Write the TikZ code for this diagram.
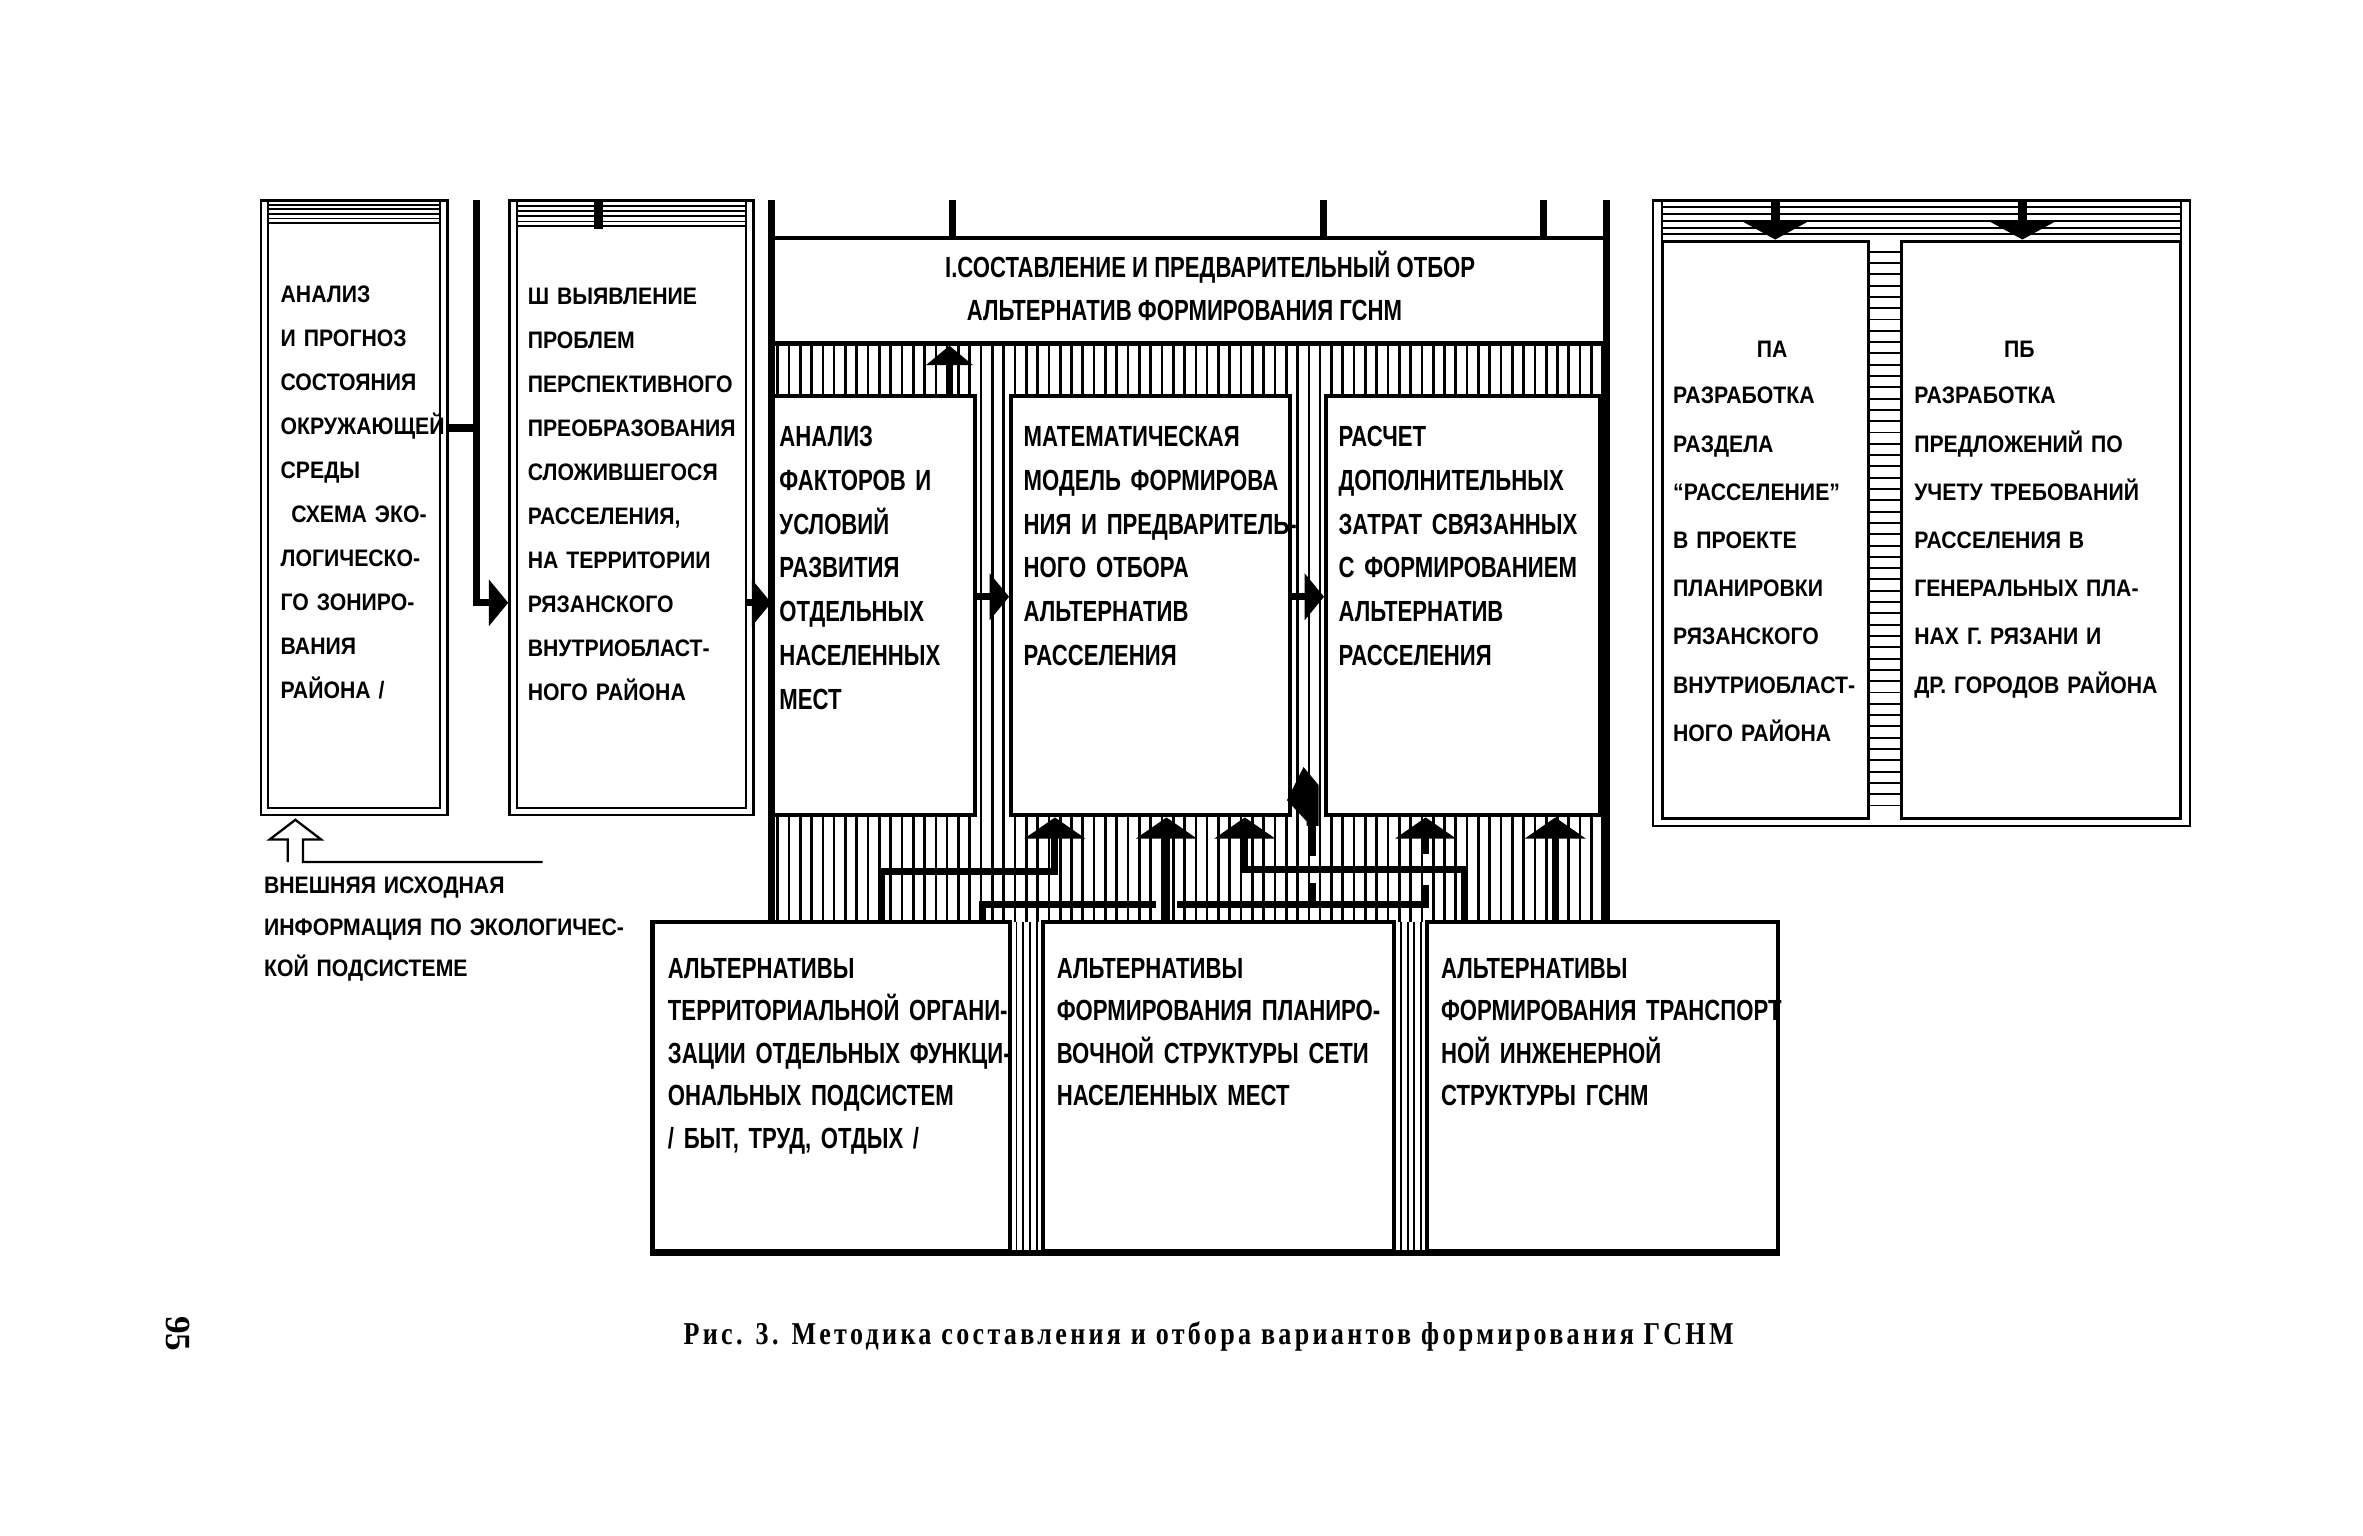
\documentclass[tikz,border=0pt]{standalone}
\usepackage{fontspec}
\setmainfont{Liberation Serif}
\newfontfamily\wsans{Liberation Sans}[FakeStretch=0.89]
\newfontfamily\csans{Liberation Sans}[FakeStretch=0.76]
\newfontfamily\capserif{Liberation Serif}[FakeStretch=0.82,LetterSpace=10.5]
\usetikzlibrary{arrows.meta,fit}
\begin{document}
\begin{tikzpicture}[x=0.03cm,y=-0.03cm,
  dbl/.style={draw,line width=1.3pt,inner sep=0pt,fill=white},
  mbx/.style={draw,line width=1.8pt,inner sep=0pt,fill=white},
  bx/.style={draw,line width=2.4pt,inner sep=0pt,fill=white},
  area/.style={inner sep=0pt},
  frm/.style={line width=4pt},
  conn/.style={line width=4pt,line join=miter},
  hv/.style={line width=1.5pt},
  hh/.style={line width=1.1pt},
  thinl/.style={line width=1.3pt,line join=miter},
  wt/.style={anchor=base west,inner sep=0pt,align=left,text width=6cm,font=\wsans\bfseries\fontsize{13.5pt}{24.9pt}\selectfont},
  wtb/.style={anchor=base west,inner sep=0pt,align=left,text width=7cm,font=\wsans\bfseries\fontsize{13.5pt}{27.3pt}\selectfont},
  wtx/.style={anchor=base west,inner sep=0pt,align=left,text width=9cm,font=\wsans\bfseries\fontsize{13.5pt}{23.5pt}\selectfont},
  wl/.style={anchor=base,inner sep=0pt,font=\wsans\bfseries\fontsize{13.5pt}{14pt}\selectfont},
  ct/.style={anchor=base west,inner sep=0pt,align=left,text width=8cm,font=\csans\bfseries\fontsize{16.5pt}{24.9pt}\selectfont},
  cb/.style={anchor=base west,inner sep=0pt,align=left,text width=8cm,font=\csans\bfseries\fontsize{16.5pt}{24.1pt}\selectfont},
  cc/.style={anchor=base,inner sep=0pt,font=\csans\bfseries\fontsize{16.5pt}{18pt}\selectfont},
  tipS/.style={-{Triangle[length=11pt,width=26pt]}},
  tipB/.style={-{Triangle[length=12pt,width=34pt]}},
  tipD/.style={-{Triangle[length=10pt,width=36pt]}},
]
\useasboundingbox (0,0) rectangle (1568,1019);
\fill[white] (0,0) rectangle (1568,1019);

% ---------- box A ----------
\node[dbl, fit={(173,133) (297,541)}] (A) {};
\node[dbl, fit={(178,148) (292,536)}] (Ai) {};
\draw[hh] (178,133) -- (178,148) (292,133) -- (292,148);
\foreach \y in {136,139,142,145} \draw[hh] (178,\y) -- (292,\y);

% ---------- box B ----------
\node[dbl, fit={(338,133) (500,541)}] (B) {};
\node[dbl, fit={(343,150) (495,536)}] (Bi) {};
\draw[hh] (343,133) -- (343,150) (495,133) -- (495,150);
\foreach \y in {136.5,140,143.5,147} \draw[hh] (343,\y) -- (495,\y);
\draw[line width=5pt] (397,133) -- (397,152);

% ---------- central frame ----------
\node[area, fit={(512,133) (1066,612)}] (M) {};
\foreach \x in {516,523.5,...,1064} \draw[hv] (\x,228) -- (\x,612);
\node[bx, fit={(512,263) (647,541)}] (C) {};
\node[bx, fit={(671,263) (856,541)}] (D) {};
\node[bx, fit={(880,263) (1062,541)}] (E) {};
\node[bx, fit={(512,158) (1066,228)}] (T) {};
\draw[frm] (M.north west) -- (M.south west);
\draw[frm] (M.north east) -- (M.south east);
\foreach \x in {632,878,1024} \draw[frm] (\x,133) -- (\x,158);

% ---------- bottom boxes ----------
\foreach \x in {674.5,679,683.5,688,929.5,934,938.5,943} \draw[hh] (\x,612) -- (\x,830);
\node[bx, fit={(433,612) (670,830)}] (F) {};
\node[bx, fit={(692,612) (925,830)}] (G) {};
\node[bx, fit={(947,612) (1180,830)}] (H) {};
\draw[line width=3pt] (F.south west) -- (H.south east);

% ---------- right group ----------
\node[dbl, fit={(1097,133) (1453,548)}] (R) {};
\node[mbx, fit={(1103,160) (1240,543)}] (PA) {};
\node[mbx, fit={(1262,160) (1447,543)}] (PB) {};
\draw[hh] (1103,133) -- (1103,160) (1447,133) -- (1447,160);
\foreach \y in {137.5,142,146.5,151,155.5} \draw[hh] (1103,\y) -- (1447,\y);
\foreach \y in {167,174.5,...,540} \draw[hh] (1240,\y) -- (1262,\y);
\coordinate (d1) at (1178,133);
\coordinate (d2) at (1342,133);
\draw[conn,line width=5pt,tipD] (d1) -- (PA.north -| d1);
\draw[conn,line width=5pt,tipD] (d2) -- (PB.north -| d2);

% ---------- left bus ----------
\coordinate (busT) at (316,133);
\coordinate (busJ) at (316,284);
\coordinate (busB) at (316,400);
\draw[conn] (A.east |- busJ) -- (busJ);
\draw[conn,tipS] (busT) -- (busB) -- (B.west |- busB);
\draw[conn,tipS] (Bi.east |- busB) -- (M.west |- busB);

% ---------- arrows inside frame ----------
\coordinate (u1) at (630,0);
\coordinate (h1) at (0,396);
\draw[conn,tipS] (C.north -| u1) -- (T.south -| u1);
\draw[conn,tipS] (C.east |- h1) -- (D.west |- h1);
\draw[conn,tipS] (D.east |- h1) -- (E.west |- h1);

% ---------- connectors in bottom band ----------
\coordinate (k1) at (585,578);
\coordinate (k1b) at (700,578);
\draw[conn,tipB] (F.north -| k1) -- (k1) -- (k1b) -- (D.south -| k1b);
\coordinate (k2) at (774,0);
\draw[conn,tipB] (G.north -| k2) -- (D.south -| k2);
\coordinate (k3) at (972,577);
\coordinate (k3b) at (826,577);
\draw[conn,tipB] (H.north -| k3) -- (k3) -- (k3b) -- (D.south -| k3b);
\coordinate (k4) at (652,600);
\coordinate (g1) at (767,600);
\coordinate (g2) at (781,600);
\coordinate (k4b) at (946,600);
\coordinate (g3) at (946,587);
\coordinate (g4) at (946,567);
\draw[conn] (F.north -| k4) -- (k4) -- (g1);
\draw[conn] (g2) -- (k4b) -- (g3);
\draw[conn,tipB] (g4) -- (E.south -| g4);
\coordinate (k5) at (1032,0);
\draw[conn,tipB] (H.north -| k5) -- (E.south -| k5);
% harpoon between D and E
\coordinate (hp) at (871,600);
\coordinate (hq) at (871,586);
\coordinate (hr) at (871,568);
\coordinate (hs) at (871,546);
\draw[conn] (hp) -- (hq);
\draw[conn] (hr) -- (hs);
\fill (865,509) -- (875,521) -- (875,548) -- (867,548) -- (867,545) -- (854,531) -- cycle;

% ---------- external input arrow ----------
\coordinate (xtip) at (196,544);
\coordinate (xend) at (360,572);
\draw[thinl] (xend) -- (201,572) -- (201,557) -- (213,557) -- (xtip) -- (179,557) -- (191,557) -- (191,572);

% ---------- texts ----------
\node[wt] (tA) at (186,201) {АНАЛИЗ\\И ПРОГНОЗ\\СОСТОЯНИЯ\\ОКРУЖАЮЩЕЙ\\СРЕДЫ\\\hspace*{6pt}СХЕМА ЭКО-\\ЛОГИЧЕСКО-\\ГО ЗОНИРО-\\ВАНИЯ\\РАЙОНА /};
\node[wt] (tB) at (350,202) {Ш ВЫЯВЛЕНИЕ\\ПРОБЛЕМ\\ПЕРСПЕКТИВНОГО\\ПРЕОБРАЗОВАНИЯ\\СЛОЖИВШЕГОСЯ\\РАССЕЛЕНИЯ,\\НА ТЕРРИТОРИИ\\РЯЗАНСКОГО\\ВНУТРИОБЛАСТ-\\НОГО РАЙОНА};
\node[cc] (tT1) at (803,184) {I.СОСТАВЛЕНИЕ И ПРЕДВАРИТЕЛЬНЫЙ ОТБОР};
\node[cc] (tT2) at (786,213) {АЛЬТЕРНАТИВ ФОРМИРОВАНИЯ ГСНМ};
\node[ct] (tC) at (517,296) {АНАЛИЗ\\ФАКТОРОВ И\\УСЛОВИЙ\\РАЗВИТИЯ\\ОТДЕЛЬНЫХ\\НАСЕЛЕННЫХ\\МЕСТ};
\node[ct] (tD) at (679,296) {МАТЕМАТИЧЕСКАЯ\\МОДЕЛЬ ФОРМИРОВА\\НИЯ И ПРЕДВАРИТЕЛЬ-\\НОГО ОТБОРА\\АЛЬТЕРНАТИВ\\РАССЕЛЕНИЯ};
\node[ct] (tE) at (888,296) {РАСЧЕТ\\ДОПОЛНИТЕЛЬНЫХ\\ЗАТРАТ СВЯЗАННЫХ\\С ФОРМИРОВАНИЕМ\\АЛЬТЕРНАТИВ\\РАССЕЛЕНИЯ};
\node[cb] (tF) at (443,649) {АЛЬТЕРНАТИВЫ\\ТЕРРИТОРИАЛЬНОЙ ОРГАНИ-\\ЗАЦИИ ОТДЕЛЬНЫХ ФУНКЦИ-\\ОНАЛЬНЫХ ПОДСИСТЕМ\\/ БЫТ, ТРУД, ОТДЫХ /};
\node[cb] (tG) at (701,649) {АЛЬТЕРНАТИВЫ\\ФОРМИРОВАНИЯ ПЛАНИРО-\\ВОЧНОЙ СТРУКТУРЫ СЕТИ\\НАСЕЛЕННЫХ МЕСТ};
\node[cb] (tH) at (956,649) {АЛЬТЕРНАТИВЫ\\ФОРМИРОВАНИЯ ТРАНСПОРТ\\НОЙ ИНЖЕНЕРНОЙ\\СТРУКТУРЫ ГСНМ};
\node[wl] (tPA0) at (1176,237) {ПА};
\node[wtb] (tPA) at (1110,268) {РАЗРАБОТКА\\РАЗДЕЛА\\“РАССЕЛЕНИЕ”\\В ПРОЕКТЕ\\ПЛАНИРОВКИ\\РЯЗАНСКОГО\\ВНУТРИОБЛАСТ-\\НОГО РАЙОНА};
\node[wl] (tPB0) at (1340,237) {ПБ};
\node[wtb] (tPB) at (1270,268) {РАЗРАБОТКА\\ПРЕДЛОЖЕНИЙ ПО\\УЧЕТУ ТРЕБОВАНИЙ\\РАССЕЛЕНИЯ В\\ГЕНЕРАЛЬНЫХ ПЛА-\\НАХ Г. РЯЗАНИ И\\ДР. ГОРОДОВ РАЙОНА};
\node[wtx] (tX) at (175,593) {ВНЕШНЯЯ ИСХОДНАЯ\\ИНФОРМАЦИЯ ПО ЭКОЛОГИЧЕС-\\КОЙ ПОДСИСТЕМЕ};
\node[anchor=base,inner sep=0pt,font=\capserif\bfseries\fontsize{18pt}{20pt}\selectfont] (cap) at (802,892) {Рис. 3. Методика составления и отбора вариантов формирования ГСНМ};
\node[inner sep=0pt,rotate=-90,font=\bfseries\fontsize{20pt}{22pt}\selectfont] (pg) at (118,885) {95};
\end{tikzpicture}
\end{document}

++++++++

GIVEN REQUEST
From the top of the listing above, repeat each line exactly until you reach the line containing "(178,\y) -- (292,\y);", and repeat that one too. Leave the pictures out.

FINISHED ANSWER
Write the TikZ code for this diagram.
\documentclass[tikz,border=0pt]{standalone}
\usepackage{fontspec}
\setmainfont{Liberation Serif}
\newfontfamily\wsans{Liberation Sans}[FakeStretch=0.89]
\newfontfamily\csans{Liberation Sans}[FakeStretch=0.76]
\newfontfamily\capserif{Liberation Serif}[FakeStretch=0.82,LetterSpace=10.5]
\usetikzlibrary{arrows.meta,fit}
\begin{document}
\begin{tikzpicture}[x=0.03cm,y=-0.03cm,
  dbl/.style={draw,line width=1.3pt,inner sep=0pt,fill=white},
  mbx/.style={draw,line width=1.8pt,inner sep=0pt,fill=white},
  bx/.style={draw,line width=2.4pt,inner sep=0pt,fill=white},
  area/.style={inner sep=0pt},
  frm/.style={line width=4pt},
  conn/.style={line width=4pt,line join=miter},
  hv/.style={line width=1.5pt},
  hh/.style={line width=1.1pt},
  thinl/.style={line width=1.3pt,line join=miter},
  wt/.style={anchor=base west,inner sep=0pt,align=left,text width=6cm,font=\wsans\bfseries\fontsize{13.5pt}{24.9pt}\selectfont},
  wtb/.style={anchor=base west,inner sep=0pt,align=left,text width=7cm,font=\wsans\bfseries\fontsize{13.5pt}{27.3pt}\selectfont},
  wtx/.style={anchor=base west,inner sep=0pt,align=left,text width=9cm,font=\wsans\bfseries\fontsize{13.5pt}{23.5pt}\selectfont},
  wl/.style={anchor=base,inner sep=0pt,font=\wsans\bfseries\fontsize{13.5pt}{14pt}\selectfont},
  ct/.style={anchor=base west,inner sep=0pt,align=left,text width=8cm,font=\csans\bfseries\fontsize{16.5pt}{24.9pt}\selectfont},
  cb/.style={anchor=base west,inner sep=0pt,align=left,text width=8cm,font=\csans\bfseries\fontsize{16.5pt}{24.1pt}\selectfont},
  cc/.style={anchor=base,inner sep=0pt,font=\csans\bfseries\fontsize{16.5pt}{18pt}\selectfont},
  tipS/.style={-{Triangle[length=11pt,width=26pt]}},
  tipB/.style={-{Triangle[length=12pt,width=34pt]}},
  tipD/.style={-{Triangle[length=10pt,width=36pt]}},
]
\useasboundingbox (0,0) rectangle (1568,1019);
\fill[white] (0,0) rectangle (1568,1019);

% ---------- box A ----------
\node[dbl, fit={(173,133) (297,541)}] (A) {};
\node[dbl, fit={(178,148) (292,536)}] (Ai) {};
\draw[hh] (178,133) -- (178,148) (292,133) -- (292,148);
\foreach \y in {136,139,142,145} \draw[hh] (178,\y) -- (292,\y);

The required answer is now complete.